** Provided material **
>>>
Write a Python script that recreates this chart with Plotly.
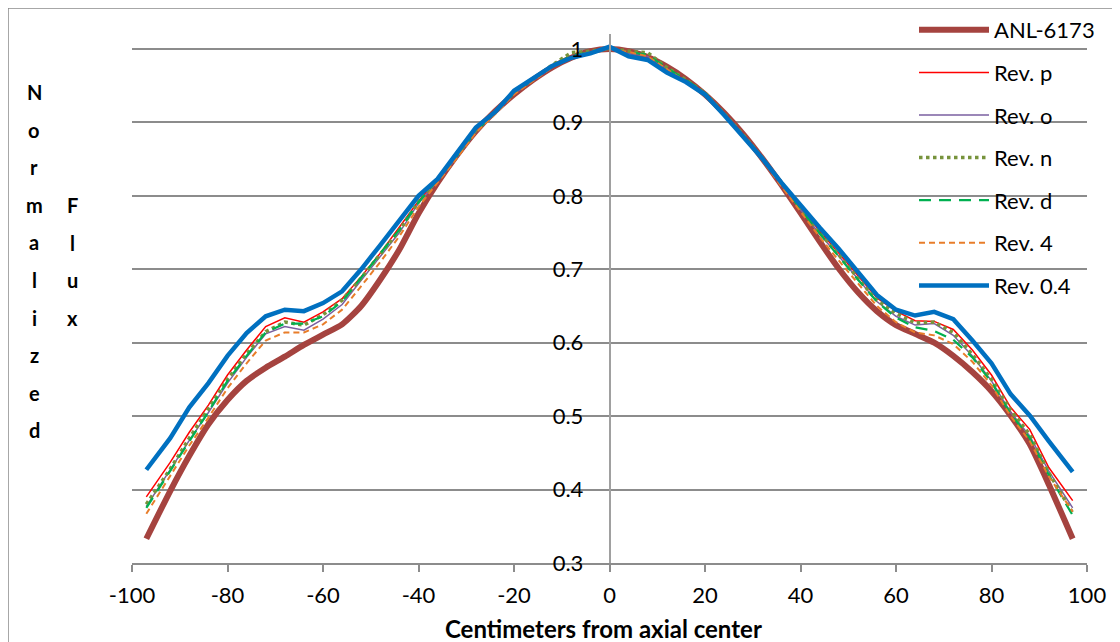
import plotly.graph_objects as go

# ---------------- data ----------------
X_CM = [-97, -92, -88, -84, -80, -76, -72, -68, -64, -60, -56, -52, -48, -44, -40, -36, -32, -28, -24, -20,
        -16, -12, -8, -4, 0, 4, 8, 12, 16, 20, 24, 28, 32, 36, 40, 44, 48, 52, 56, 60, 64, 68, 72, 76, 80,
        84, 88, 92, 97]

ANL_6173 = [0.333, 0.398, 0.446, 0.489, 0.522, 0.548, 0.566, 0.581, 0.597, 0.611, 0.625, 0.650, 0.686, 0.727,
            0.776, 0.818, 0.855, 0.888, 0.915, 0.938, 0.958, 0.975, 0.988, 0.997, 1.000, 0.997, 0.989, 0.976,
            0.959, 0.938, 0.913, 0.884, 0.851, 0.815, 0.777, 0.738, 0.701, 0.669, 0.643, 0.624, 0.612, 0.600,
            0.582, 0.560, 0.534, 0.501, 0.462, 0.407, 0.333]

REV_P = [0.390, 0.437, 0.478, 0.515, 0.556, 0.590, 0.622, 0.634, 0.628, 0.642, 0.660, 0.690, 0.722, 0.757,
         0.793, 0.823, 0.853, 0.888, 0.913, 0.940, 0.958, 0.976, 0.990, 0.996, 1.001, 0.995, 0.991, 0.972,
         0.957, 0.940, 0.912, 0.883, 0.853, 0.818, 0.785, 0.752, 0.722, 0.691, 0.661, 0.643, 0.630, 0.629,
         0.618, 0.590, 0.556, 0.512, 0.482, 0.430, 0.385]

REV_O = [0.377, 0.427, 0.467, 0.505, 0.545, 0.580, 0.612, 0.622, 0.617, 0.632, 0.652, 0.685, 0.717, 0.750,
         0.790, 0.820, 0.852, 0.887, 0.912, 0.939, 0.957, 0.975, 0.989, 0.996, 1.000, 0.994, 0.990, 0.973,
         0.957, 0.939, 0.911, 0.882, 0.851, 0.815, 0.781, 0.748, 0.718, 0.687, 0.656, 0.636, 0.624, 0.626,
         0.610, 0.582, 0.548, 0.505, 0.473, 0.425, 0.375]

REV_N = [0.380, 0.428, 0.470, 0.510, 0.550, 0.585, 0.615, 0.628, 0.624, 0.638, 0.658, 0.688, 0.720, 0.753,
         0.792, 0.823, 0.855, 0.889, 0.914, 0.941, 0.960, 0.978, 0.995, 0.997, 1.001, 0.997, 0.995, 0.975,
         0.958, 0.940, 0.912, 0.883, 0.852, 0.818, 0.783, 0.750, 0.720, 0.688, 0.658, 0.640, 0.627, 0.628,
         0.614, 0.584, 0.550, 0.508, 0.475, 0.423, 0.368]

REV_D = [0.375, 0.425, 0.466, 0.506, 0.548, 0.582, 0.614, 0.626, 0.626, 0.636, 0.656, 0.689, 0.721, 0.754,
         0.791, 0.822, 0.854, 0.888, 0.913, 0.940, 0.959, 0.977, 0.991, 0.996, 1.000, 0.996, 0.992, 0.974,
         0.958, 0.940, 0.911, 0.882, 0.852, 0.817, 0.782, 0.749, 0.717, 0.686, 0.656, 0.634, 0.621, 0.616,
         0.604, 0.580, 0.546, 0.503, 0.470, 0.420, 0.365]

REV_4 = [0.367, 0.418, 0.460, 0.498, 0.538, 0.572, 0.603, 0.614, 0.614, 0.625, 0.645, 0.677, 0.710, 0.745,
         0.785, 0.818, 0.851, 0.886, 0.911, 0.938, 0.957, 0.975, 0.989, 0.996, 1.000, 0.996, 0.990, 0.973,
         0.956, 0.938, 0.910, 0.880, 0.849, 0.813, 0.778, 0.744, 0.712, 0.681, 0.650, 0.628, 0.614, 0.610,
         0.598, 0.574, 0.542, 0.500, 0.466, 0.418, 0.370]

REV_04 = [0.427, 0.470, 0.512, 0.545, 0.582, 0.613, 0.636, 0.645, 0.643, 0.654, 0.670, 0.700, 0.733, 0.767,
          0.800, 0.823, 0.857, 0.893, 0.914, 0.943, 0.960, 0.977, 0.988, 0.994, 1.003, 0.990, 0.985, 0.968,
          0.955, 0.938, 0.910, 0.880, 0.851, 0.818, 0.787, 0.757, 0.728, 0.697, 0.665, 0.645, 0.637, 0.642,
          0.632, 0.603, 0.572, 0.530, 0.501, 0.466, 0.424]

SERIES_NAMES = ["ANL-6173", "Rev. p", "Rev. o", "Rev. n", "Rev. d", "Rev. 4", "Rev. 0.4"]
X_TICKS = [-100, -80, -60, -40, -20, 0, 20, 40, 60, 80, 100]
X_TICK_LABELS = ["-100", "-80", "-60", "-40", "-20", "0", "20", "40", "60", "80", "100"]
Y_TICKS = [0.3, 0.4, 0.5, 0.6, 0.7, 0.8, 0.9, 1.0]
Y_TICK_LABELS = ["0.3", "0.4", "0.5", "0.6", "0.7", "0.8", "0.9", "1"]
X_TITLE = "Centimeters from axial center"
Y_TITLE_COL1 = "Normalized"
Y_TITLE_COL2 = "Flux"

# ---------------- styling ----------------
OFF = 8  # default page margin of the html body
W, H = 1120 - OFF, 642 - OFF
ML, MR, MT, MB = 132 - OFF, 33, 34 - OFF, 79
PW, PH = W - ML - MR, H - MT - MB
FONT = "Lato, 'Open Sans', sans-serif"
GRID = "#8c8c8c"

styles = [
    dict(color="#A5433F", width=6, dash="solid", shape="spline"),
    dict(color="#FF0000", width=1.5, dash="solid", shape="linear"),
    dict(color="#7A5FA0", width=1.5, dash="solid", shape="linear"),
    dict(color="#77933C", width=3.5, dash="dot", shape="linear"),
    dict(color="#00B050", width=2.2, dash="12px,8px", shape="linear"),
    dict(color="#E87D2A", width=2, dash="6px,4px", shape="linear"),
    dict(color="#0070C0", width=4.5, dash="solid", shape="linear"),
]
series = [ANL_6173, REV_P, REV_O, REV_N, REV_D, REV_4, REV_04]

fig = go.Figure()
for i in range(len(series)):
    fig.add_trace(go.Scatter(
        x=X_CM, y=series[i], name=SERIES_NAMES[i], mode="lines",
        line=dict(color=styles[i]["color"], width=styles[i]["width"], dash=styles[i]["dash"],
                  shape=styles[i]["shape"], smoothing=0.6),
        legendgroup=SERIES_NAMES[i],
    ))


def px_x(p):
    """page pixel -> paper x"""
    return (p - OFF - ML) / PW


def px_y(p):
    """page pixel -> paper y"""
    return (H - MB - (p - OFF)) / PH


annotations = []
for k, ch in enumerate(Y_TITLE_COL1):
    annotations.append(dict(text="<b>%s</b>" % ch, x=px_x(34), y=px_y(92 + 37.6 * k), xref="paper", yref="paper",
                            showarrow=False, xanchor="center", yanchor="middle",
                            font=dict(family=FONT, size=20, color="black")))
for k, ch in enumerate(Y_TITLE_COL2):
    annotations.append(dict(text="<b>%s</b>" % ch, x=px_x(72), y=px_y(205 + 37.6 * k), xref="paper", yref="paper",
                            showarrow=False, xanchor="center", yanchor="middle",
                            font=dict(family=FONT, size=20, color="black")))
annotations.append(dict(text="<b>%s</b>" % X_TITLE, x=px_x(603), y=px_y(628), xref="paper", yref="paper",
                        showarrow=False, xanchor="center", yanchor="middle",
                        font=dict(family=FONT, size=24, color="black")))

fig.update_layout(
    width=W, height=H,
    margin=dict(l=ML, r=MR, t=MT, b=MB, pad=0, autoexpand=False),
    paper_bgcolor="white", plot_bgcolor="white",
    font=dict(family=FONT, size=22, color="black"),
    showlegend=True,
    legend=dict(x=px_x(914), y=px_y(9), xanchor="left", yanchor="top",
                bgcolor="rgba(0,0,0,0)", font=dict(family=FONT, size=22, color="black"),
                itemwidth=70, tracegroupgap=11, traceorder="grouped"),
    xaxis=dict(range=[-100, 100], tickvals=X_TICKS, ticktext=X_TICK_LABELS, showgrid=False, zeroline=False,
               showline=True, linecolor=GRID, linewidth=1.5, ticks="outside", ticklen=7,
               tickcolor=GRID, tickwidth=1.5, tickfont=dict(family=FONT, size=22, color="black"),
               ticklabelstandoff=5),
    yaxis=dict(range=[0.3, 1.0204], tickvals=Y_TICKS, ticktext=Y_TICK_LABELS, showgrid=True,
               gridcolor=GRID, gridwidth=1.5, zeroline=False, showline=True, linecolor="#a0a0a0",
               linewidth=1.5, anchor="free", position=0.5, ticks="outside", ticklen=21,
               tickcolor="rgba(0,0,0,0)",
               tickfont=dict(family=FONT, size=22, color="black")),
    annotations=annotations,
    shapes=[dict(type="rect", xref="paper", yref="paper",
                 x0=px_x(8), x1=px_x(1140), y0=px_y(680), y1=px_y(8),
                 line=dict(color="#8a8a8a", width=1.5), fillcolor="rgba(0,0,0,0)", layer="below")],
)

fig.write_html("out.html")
<<<
** Goal **
Only the lines from the top of the data through the line with "84, 88, 92, 97]" should be quoted, exactly and with both ends kept; skip the pictures.

** Exercise answer **
Write a Python script that recreates this chart with Plotly.
import plotly.graph_objects as go

# ---------------- data ----------------
X_CM = [-97, -92, -88, -84, -80, -76, -72, -68, -64, -60, -56, -52, -48, -44, -40, -36, -32, -28, -24, -20,
        -16, -12, -8, -4, 0, 4, 8, 12, 16, 20, 24, 28, 32, 36, 40, 44, 48, 52, 56, 60, 64, 68, 72, 76, 80,
        84, 88, 92, 97]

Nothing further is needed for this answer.